Beowulf: A New Translation by Maria Dahvana Headley. I’m fascinated by the oldest of stories, the Beowulfs and the Gilgameshes. I’ve got two other translations of Beowulf, the 1000-year-old-epic, and the idea of a “modern”, more feminist translation at first sounds like a very very bad idea. But Headley’s edgy reimagining is faithful to the misty ancient past of the poem, while giving it a death-metal spin of passion that makes the story feel more alive. Her version starts out: “Bro! Tell me we still know how to talk about kings!” Modern slang and ancient protocols wrestle in the text, giving it a heaving urgency. Now, that may sound silly, but once you get into her rhythms, Headley’s Beowulf rocks and boasts like a hair-metal epic, while never losing sight of what it is. It’s pretty hardcore, bro. 
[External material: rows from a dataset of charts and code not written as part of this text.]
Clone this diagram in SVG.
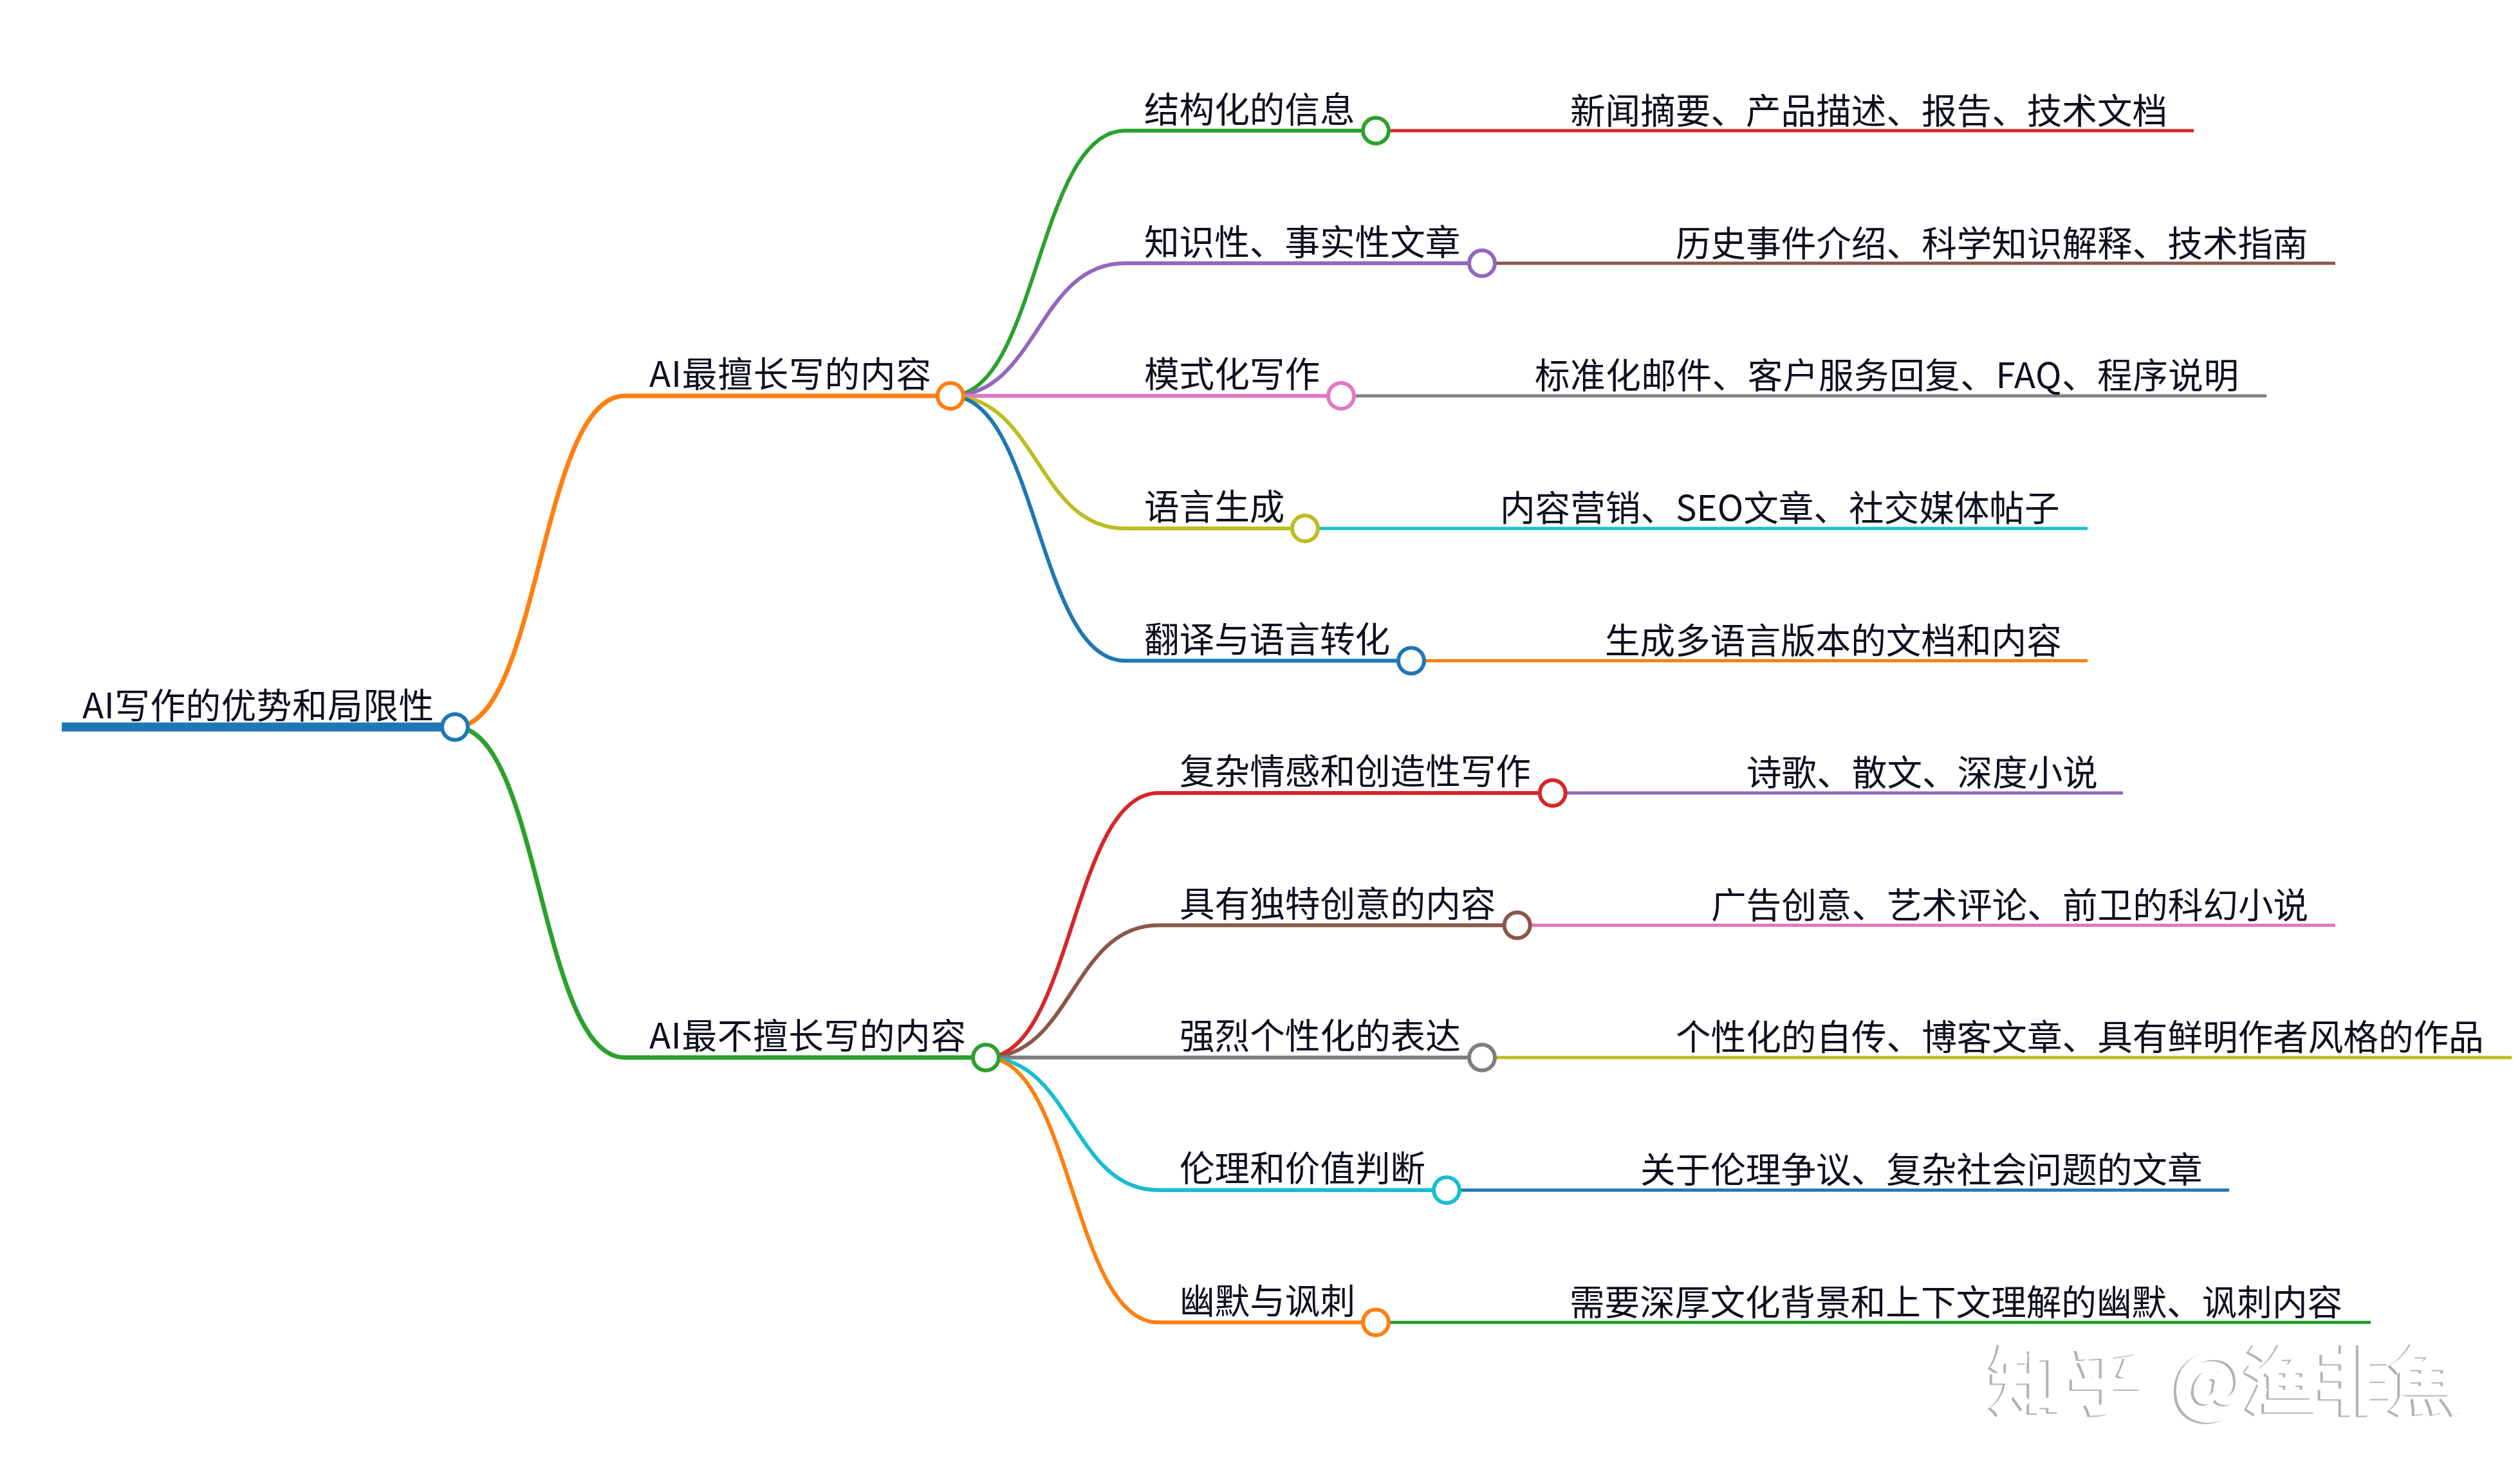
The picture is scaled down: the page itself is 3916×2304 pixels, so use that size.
<svg xmlns="http://www.w3.org/2000/svg" width="3916" height="2304" viewBox="0 0 3916 2304">
<style>
text{font-family:"Noto Sans CJK SC","Liberation Sans",sans-serif;font-size:54.6px;fill:#0b0f1e}
path,line{fill:none;stroke-linecap:butt}
circle{fill:#fff;stroke-width:6}
.a{stroke:#1f77b4}.b{stroke:#ff7f0e}.c{stroke:#2ca02c}.d{stroke:#d62728}.e{stroke:#9467bd}.f{stroke:#8c564b}.g{stroke:#e377c2}.h{stroke:#7f7f7f}.i{stroke:#bcbd22}.j{stroke:#17becf}
.l1{stroke-width:7}.l2{stroke-width:6}.l3{stroke-width:5}
.wm{font-size:115px;font-weight:700;fill:#b3b3b3;stroke:#b3b3b3;stroke-width:3}
</style>
<defs>
<filter id="cut" x="-5%" y="-20%" width="110%" height="140%"><feOffset in="SourceGraphic" dx="4" dy="-2" result="o"/><feComposite in="SourceGraphic" in2="o" operator="out"/></filter>
</defs>
<rect width="3916" height="2304" fill="#fff"/>
<g id="connectors">
<line class="a" x1="96" y1="1129.5" x2="690" y2="1129.5" stroke-width="14"/>
<path class="b l1" d="M707 1129.5C839 1129.5 839 615 971 615H1477"/>
<path class="c l1" d="M707 1129.5C839 1129.5 839 1643 971 1643H1532"/>
<path class="c l2" d="M1477 615C1612 615 1612 203 1748 203H2138"/>
<path class="e l2" d="M1477 615C1612 615 1612 409 1748 409H2303"/>
<path class="g l2" d="M1477 615H2084"/>
<path class="i l2" d="M1477 615C1612 615 1612 821 1748 821H2028"/>
<path class="a l2" d="M1477 615C1612 615 1612 1026.5 1748 1026.5H2193"/>
<path class="d l2" d="M1532 1643C1666 1643 1666 1232 1800 1232H2412.7"/>
<path class="f l2" d="M1532 1643C1666 1643 1666 1437.5 1800 1437.5H2357.7"/>
<path class="h l2" d="M1532 1643H2303"/>
<path class="j l2" d="M1532 1643C1666 1643 1666 1849 1800 1849H2248"/>
<path class="b l2" d="M1532 1643C1666 1643 1666 2054.5 1800 2054.5H2138"/>
<line class="d l3" x1="2138" y1="203" x2="3409" y2="203"/>
<line class="f l3" x1="2303" y1="409" x2="3629" y2="409"/>
<line class="h l3" x1="2084" y1="615" x2="3522" y2="615"/>
<line class="j l3" x1="2028" y1="821" x2="3244" y2="821"/>
<line class="b l3" x1="2193" y1="1026.5" x2="3244" y2="1026.5"/>
<line class="e l3" x1="2412.7" y1="1232" x2="3299" y2="1232"/>
<line class="g l3" x1="2357.7" y1="1437.5" x2="3629" y2="1437.5"/>
<line class="i l3" x1="2303" y1="1643" x2="3903" y2="1643"/>
<line class="a l3" x1="2248" y1="1849" x2="3464" y2="1849"/>
<line class="c l3" x1="2138" y1="2054.5" x2="3684" y2="2054.5"/>
</g>
<g id="n-root"><circle class="a" cx="707" cy="1129.5" r="20"/><text x="128" y="1116" textLength="546">AI写作的优势和局限性</text></g>
<g id="n-best"><circle class="b" cx="1477" cy="615" r="20"/><text x="1009" y="601" textLength="438">AI最擅长写的内容</text></g>
<g id="n-worst"><circle class="c" cx="1532" cy="1643" r="20"/><text x="1009" y="1629" textLength="492">AI最不擅长写的内容</text></g>
<g id="n1"><circle class="c" cx="2138" cy="203" r="20"/><text x="1778" y="190">结构化的信息</text></g>
<g id="n1t"><text x="2440" y="192">新闻摘要、产品描述、报告、技术文档</text></g>
<g id="n2"><circle class="e" cx="2303" cy="409" r="20"/><text x="1778" y="396">知识性、事实性文章</text></g>
<g id="n2t"><text x="2604" y="398">历史事件介绍、科学知识解释、技术指南</text></g>
<g id="n3"><circle class="g" cx="2084" cy="615" r="20"/><text x="1778" y="601">模式化写作</text></g>
<g id="n3t"><text x="2385" y="603" textLength="1094">标准化邮件、客户服务回复、FAQ、程序说明</text></g>
<g id="n4"><circle class="i" cx="2028" cy="821" r="20"/><text x="1778" y="807">语言生成</text></g>
<g id="n4t"><text x="2331" y="809">内容营销、SEO文章、社交媒体帖子</text></g>
<g id="n5"><circle class="a" cx="2193" cy="1026.5" r="20"/><text x="1778" y="1013">翻译与语言转化</text></g>
<g id="n5t"><text x="2494" y="1015">生成多语言版本的文档和内容</text></g>
<g id="n6"><circle class="d" cx="2412.7" cy="1232" r="20"/><text x="1833" y="1218">复杂情感和创造性写作</text></g>
<g id="n6t"><text x="2714" y="1220">诗歌、散文、深度小说</text></g>
<g id="n7"><circle class="f" cx="2357.7" cy="1437.5" r="20"/><text x="1833" y="1424">具有独特创意的内容</text></g>
<g id="n7t"><text x="2659" y="1426">广告创意、艺术评论、前卫的科幻小说</text></g>
<g id="n8"><circle class="h" cx="2303" cy="1643" r="20"/><text x="1833" y="1629">强烈个性化的表达</text></g>
<g id="n8t"><text x="2604" y="1631">个性化的自传、博客文章、具有鲜明作者风格的作品</text></g>
<g id="n9"><circle class="j" cx="2248" cy="1849" r="20"/><text x="1833" y="1835">伦理和价值判断</text></g>
<g id="n9t"><text x="2549" y="1837">关于伦理争议、复杂社会问题的文章</text></g>
<g id="n10"><circle class="b" cx="2138" cy="2054.5" r="20"/><text x="1833" y="2041">幽默与讽刺</text></g>
<g id="n10t"><text x="2439" y="2043">需要深厚文化背景和上下文理解的幽默、讽刺内容</text></g>
<text class="wm" x="3089 3212 3330 3373 3483 3598 3709" y="2189" filter="url(#cut)">知乎 @渔非魚</text>
</svg>
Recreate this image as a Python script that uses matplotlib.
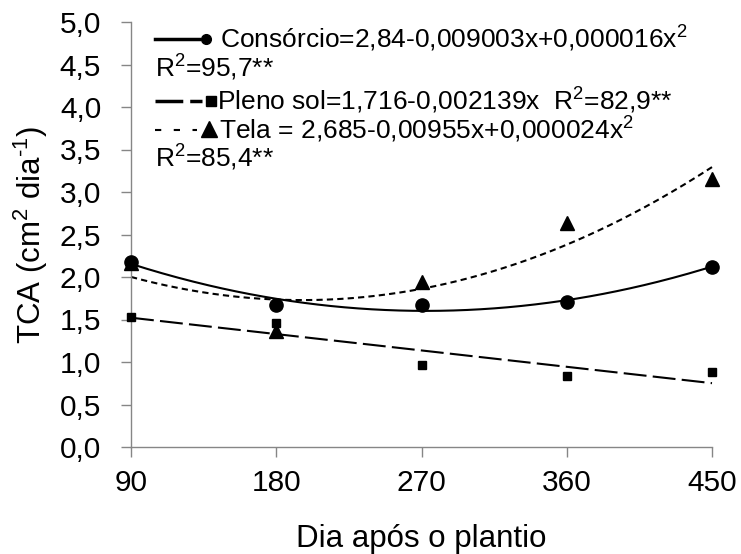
import numpy as np
import matplotlib
matplotlib.use("Agg")
import matplotlib.pyplot as plt
from matplotlib.lines import Line2D

plt.rcParams['font.family'] = ['Liberation Sans', 'DejaVu Sans']
plt.rcParams['mathtext.fontset'] = 'custom'
plt.rcParams['mathtext.rm'] = 'Liberation Sans'
plt.rcParams['mathtext.it'] = 'Liberation Sans:italic'
plt.rcParams['mathtext.bf'] = 'Liberation Sans:bold'

# Data
days = [90, 180, 270, 360, 450]
consorcio = [2.18, 1.67, 1.67, 1.71, 2.12]
pleno_sol = [1.535, 1.46, 0.965, 0.835, 0.885]
tela = [2.17, 1.37, 1.94, 2.64, 3.15]
fit_degree = [2, 1, 2]
y_ticks = [0.0, 0.5, 1.0, 1.5, 2.0, 2.5, 3.0, 3.5, 4.0, 4.5, 5.0]
y_tick_labels = ["0,0", "0,5", "1,0", "1,5", "2,0", "2,5", "3,0", "3,5", "4,0", "4,5", "5,0"]
legend_lines = [
    "Consórcio=2,84-0,009003x+0,000016x$^{2}$",
    "R$^{2}$=95,7**",
    "Pleno sol=1,716-0,002139x  R$^{2}$=82,9**",
    "Tela = 2,685-0,00955x+0,000024x$^{2}$",
    "R$^{2}$=85,4**",
]

W, H = 741, 554
fig = plt.figure(figsize=(W / 100, H / 100), dpi=100)
ax = fig.add_axes([131 / W, 1 - 447 / H, (712 - 131) / W, (447 - 22) / H])

gray = '#868686'
x = np.array(days, dtype=float)
xs = np.linspace(90, 450, 300)

series = [consorcio, pleno_sol, tela]
styles = [
    dict(ls='-', marker='o', ms=9.5, dashes=None),
    dict(ls='--', marker='s', ms=5.5, dashes=(11, 3)),
    dict(ls='--', marker='^', ms=9.5, dashes=(3, 2)),
]
for vals, deg, st in zip(series, fit_degree, styles):
    coef = np.polyfit(x, np.array(vals), deg)
    line, = ax.plot(xs, np.polyval(coef, xs), color='black', lw=1.5,
                    ls=st['ls'], clip_on=False)
    if st['dashes'] is not None:
        line.set_dashes(st['dashes'])
    ax.plot(x, vals, ls='none', marker=st['marker'], ms=st['ms'],
            color='black', clip_on=False, zorder=3)

ax.set_xlim(90, 450)
ax.set_ylim(0, 5)
ax.set_xticks(days)
ax.set_xticklabels([str(d) for d in days])
ax.set_yticks(y_ticks)
ax.set_yticklabels(y_tick_labels)
for s in ['top', 'right']:
    ax.spines[s].set_visible(False)
for s in ['left', 'bottom']:
    ax.spines[s].set_color(gray)
    ax.spines[s].set_linewidth(1.0)
ax.tick_params(axis='both', colors=gray, labelcolor='black', labelsize=21.5,
               length=7, width=1.0, direction='out')
ax.tick_params(axis='y', pad=14.5)
ax.tick_params(axis='x', pad=9)
ax.set_xlabel('Dia após o plantio', fontsize=22.5, labelpad=19)
ax.set_ylabel('TCA (cm$^{2}$ dia$^{‐1}$)', fontsize=22.5, labelpad=7)

# Custom legend (figure pixel coordinates)
def fx(px):
    return px / W

def fy(py):
    return 1 - py / H

fs = 19
# line 1
fig.add_artist(Line2D([fx(155), fx(199)], [fy(39), fy(39)], color='black', lw=2.5))
fig.add_artist(Line2D([fx(206)], [fy(39)], marker='o', ms=7, color='black'))
fig.text(fx(220), fy(39), legend_lines[0], fontsize=fs, va='center', ha='left')
fig.text(fx(155), fy(68), legend_lines[1], fontsize=fs, va='center', ha='left')
# line 3
fig.add_artist(Line2D([fx(155), fx(202)], [fy(101), fy(101)], color='black', lw=2.5,
                      ls='--', dashes=(8, 2)))
fig.add_artist(Line2D([fx(211)], [fy(101)], marker='s', ms=7.5, color='black'))
fig.text(fx(217), fy(101), legend_lines[2], fontsize=fs, va='center', ha='left')
# line 4
fig.add_artist(Line2D([fx(155), fx(197)], [fy(130), fy(130)], color='black', lw=1.5,
                      ls='--', dashes=(3, 6)))
fig.add_artist(Line2D([fx(209)], [fy(129)], marker='^', ms=12, color='black'))
fig.text(fx(219), fy(130), legend_lines[3], fontsize=fs, va='center', ha='left')
fig.text(fx(155), fy(158), legend_lines[4], fontsize=fs, va='center', ha='left')

fig.savefig('out.png', dpi=100)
Demagogue: The Life And Long Shadow of Senator Joe McCarthy, by Larry Tye. We all know what “McCarthyism” means, but I only knew about the Wisconsin Senator and his grim legacy in broad strokes. This biography does an excellent job of filling in the story and bringing the Senator to life with all his flaws, hubris and arrogance, and putting his frightening anti-communist crusade in a broader context in American history. There’s so many echoes in the current US political scene that it’s almost disorienting to see the same things happening again. As Faulkner put it, “the past isn’t dead. It isn’t even past.” Imagine what might have happened if someone like McCarthy became President. Oh, wait… 

Entangled Life: How Fungi Make Our Worlds, Change Our Minds & Shape Our Futures, by Merlin Sheldrake. Who doesn’t love a mushroom? The kingdom of fungi is a vast, strange place, stretching its tendrils into almost every part of our lives and yet mostly unknown. Sheldrake’s excellent guide takes a tour through the world of fungi, filled with fascinating facts and discoveries explained in clear, evocative prose. The future might very well be in fungi, and this is one of those cool books that leaves you looking at the natural world around you with different eyes. 

Killing Commendatore, by Haruki Murakami. I know not everyone is a fan of Murakami’s very mannered, particular storytelling, but I quite enjoyed his latest, a long, meditative read about a painter whose lonely exile on top of a mountain is interrupted by mystery and obsession. I read this during the heart of NZ’s first and longest lockdown this year, and somehow its isolation spoke to me clearly in that suspended moment in time. Killing Commendatore is a meandering journey with few firm conclusions – kind of like 2020 itself often felt – but sometimes the journey itself is the point. 

Shakespeare in a Divided America, by James Shapiro. Shapiro has written a host of really fascinating Shakespeare scholarship books, but this one seems particularly relevant in 2020, looking at the complex relationship the Bard’s plays have had with American history. Did you know that 22 people died in a riot in New York in 1849 that was sparked by a performance of “MacBeth”? Shapiro draws history and literature together to create a fascinating read, culminating in the controversy of a Trump look-a-like being assassinated on stage in New York in 2017 – no fatal riots then, but it shows that the play’s still the thing, 150+ years on. 

Also worth noting: “Oscar: A Life”, Matthew Sturgis; “The Overstory,” Richard Powers; “The Nickel Boys,” Colson Whitehead; “All Who Live On Islands,” Rose Lu; “It’s Garry Shandling’s Book,” Judd Apatow; “2000ft Above Worry Level,” Eamonn Marra.